STORY OF A CONFERENCE

Olivia Love

Staff Writer

ISU will host a free, one-day narrative conference in the Idaho Museum of Natural History on April 8.

The event will have seven speakers in total, several from around the region and one all the way from Israel.

“We have participants from the University of Idaho, Weber State and Washington College in Israel,” said Paul Sivitz, the coordinator of the conference.

In addition, two members from ISU’s English Department will present.

All the presenters will discuss narrative and how it relates to research they are doing in their field.

Topics include the relation of narratives to the NFL and professional sports, murder in the media, outlaws and a game-ified classroom.

“The thing that connects them all is the theme of narrative. Something that has a beginning, middle and an end,” Sivitz said.

The conference is a chance for presenters to share what they have researched and to discuss what they talk about with a panel and the audience.

However, this narrative conference is taking on a new format.

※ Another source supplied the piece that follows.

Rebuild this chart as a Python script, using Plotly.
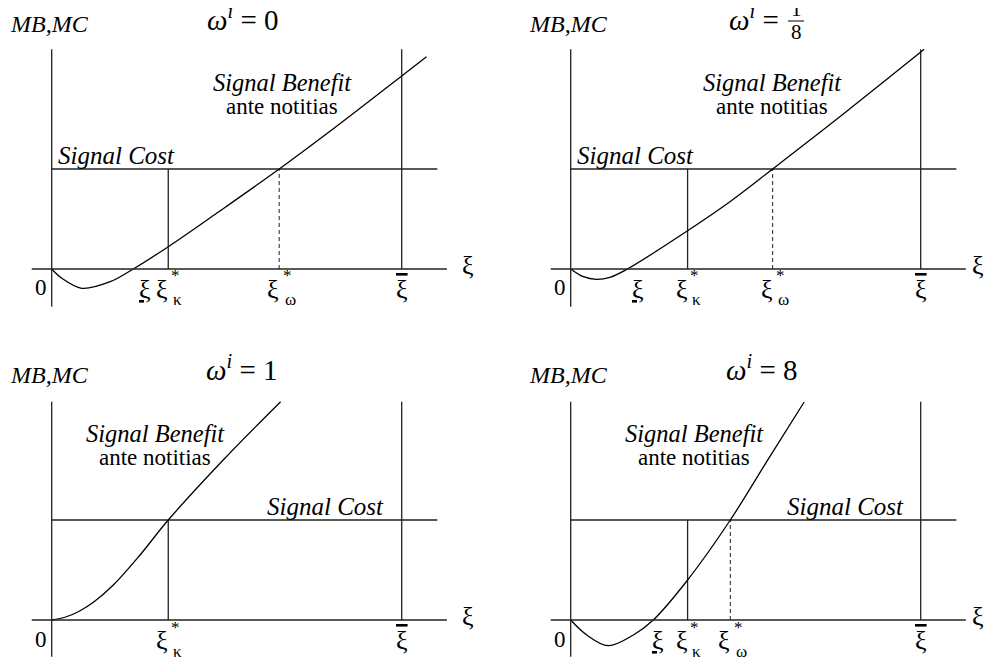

“We’re doing this in a newer kind of conference style where the participants submit a 1,000 to 1,250-word summary of their big paper,” Sivitz said.

This makes it easier for the panelists to read all of the papers since they only have to read a five to six-page summary instead of a 25-page paper.

Sivitz said this style of conference has been shown to be much more effective as it gives the presenters time to go into more detail when they present and then have a discussion with the panel and audience members.

The conference is also a chance for attendees to see how relevant narrative is in their own lives.

Sivitz described how people’s lives are, in many ways, ongoing narratives, so narratives provide another interdisciplinary way for people learn.

“I think it’s important because we love to tell stories,” said Melissa Lee,  coordinator of marketing and recruiting at the College of Arts and Letters. “It’s a good way to learn outside of an academic setting and we learn better by using storytelling elements,” The narrative conference will show people the significance of narrative, but will also provide different views on topics that are part of everyday discussions.

“Multiple methods provide us with a richer understanding of whatever we’re trying to make sense of,” said Professor Kandi Turley-Ames, dean of the College of Arts and Letters. “If we really want to understand something and really be able to appreciate it, being able to see the narrative and the stories behind the way people think and the way they reason and how they’re influenced are important things that we need to be able to understand and look at.”

The whole event is part of a larger developing project in the College of Arts and Letters that revolves around narrative.

Several of the presenters are graduate students from other universities, so students who attend the event will get to see the kinds of things that go on when they choose to attend graduate school.

“We want everyone in the area to understand that we have this expertise here and we can collaborate or they can send students our way,” Turley-Ames said. “This was our first attempt at building those relationships. We hope to next year make it bigger.”